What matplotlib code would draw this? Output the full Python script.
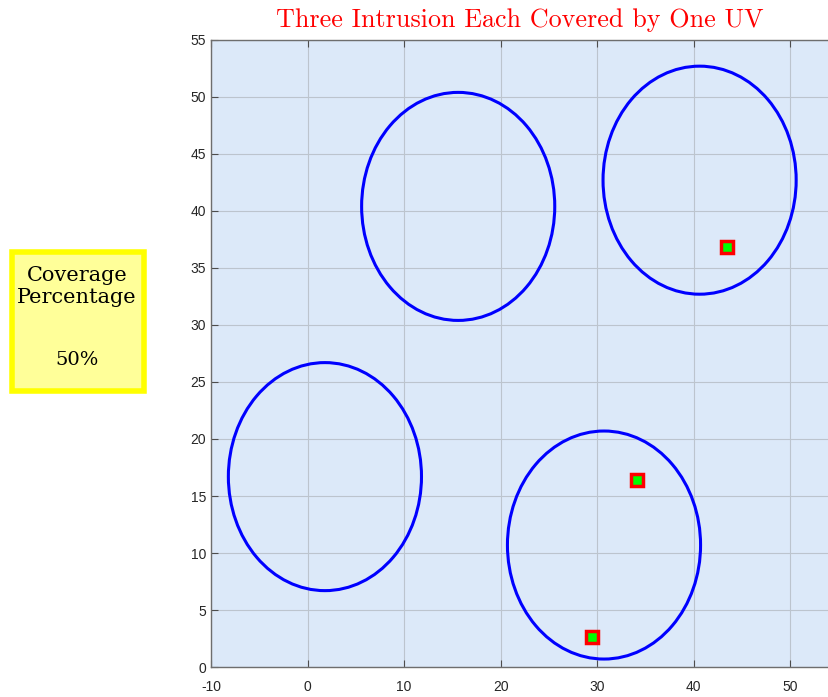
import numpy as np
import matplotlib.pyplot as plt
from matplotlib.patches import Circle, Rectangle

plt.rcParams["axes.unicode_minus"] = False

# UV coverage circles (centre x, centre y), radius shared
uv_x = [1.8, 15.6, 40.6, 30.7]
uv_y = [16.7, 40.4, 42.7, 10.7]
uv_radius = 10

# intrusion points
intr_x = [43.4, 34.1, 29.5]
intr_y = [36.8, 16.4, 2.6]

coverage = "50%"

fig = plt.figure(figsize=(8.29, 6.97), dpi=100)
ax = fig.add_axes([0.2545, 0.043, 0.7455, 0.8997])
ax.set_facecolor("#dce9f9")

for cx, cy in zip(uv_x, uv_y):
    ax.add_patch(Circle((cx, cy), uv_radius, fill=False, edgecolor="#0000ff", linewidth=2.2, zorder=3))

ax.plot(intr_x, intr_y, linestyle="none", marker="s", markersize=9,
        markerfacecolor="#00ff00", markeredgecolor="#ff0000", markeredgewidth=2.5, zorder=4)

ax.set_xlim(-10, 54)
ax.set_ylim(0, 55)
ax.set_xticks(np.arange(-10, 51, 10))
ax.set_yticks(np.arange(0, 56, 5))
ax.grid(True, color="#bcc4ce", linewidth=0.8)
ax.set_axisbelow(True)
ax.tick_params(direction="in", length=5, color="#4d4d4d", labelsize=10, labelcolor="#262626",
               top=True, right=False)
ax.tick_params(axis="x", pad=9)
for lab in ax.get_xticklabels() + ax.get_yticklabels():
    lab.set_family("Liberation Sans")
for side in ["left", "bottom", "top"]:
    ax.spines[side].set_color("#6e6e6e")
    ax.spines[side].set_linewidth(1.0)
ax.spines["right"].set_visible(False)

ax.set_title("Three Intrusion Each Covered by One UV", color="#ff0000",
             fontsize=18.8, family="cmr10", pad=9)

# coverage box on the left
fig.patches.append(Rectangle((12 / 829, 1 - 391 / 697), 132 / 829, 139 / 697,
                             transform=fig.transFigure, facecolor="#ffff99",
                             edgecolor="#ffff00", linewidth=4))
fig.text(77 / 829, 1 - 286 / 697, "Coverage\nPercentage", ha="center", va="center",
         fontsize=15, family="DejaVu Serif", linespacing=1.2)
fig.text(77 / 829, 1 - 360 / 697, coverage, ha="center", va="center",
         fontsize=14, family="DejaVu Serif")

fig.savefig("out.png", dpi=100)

▶ [Exercise objective]: For the listing above, identify each line bearing "matplotlib".

▶ [Solution for this task]:
What matplotlib code would draw this? Output the full Python script.
import matplotlib.pyplot as plt
from matplotlib.patches import Circle, Rectangle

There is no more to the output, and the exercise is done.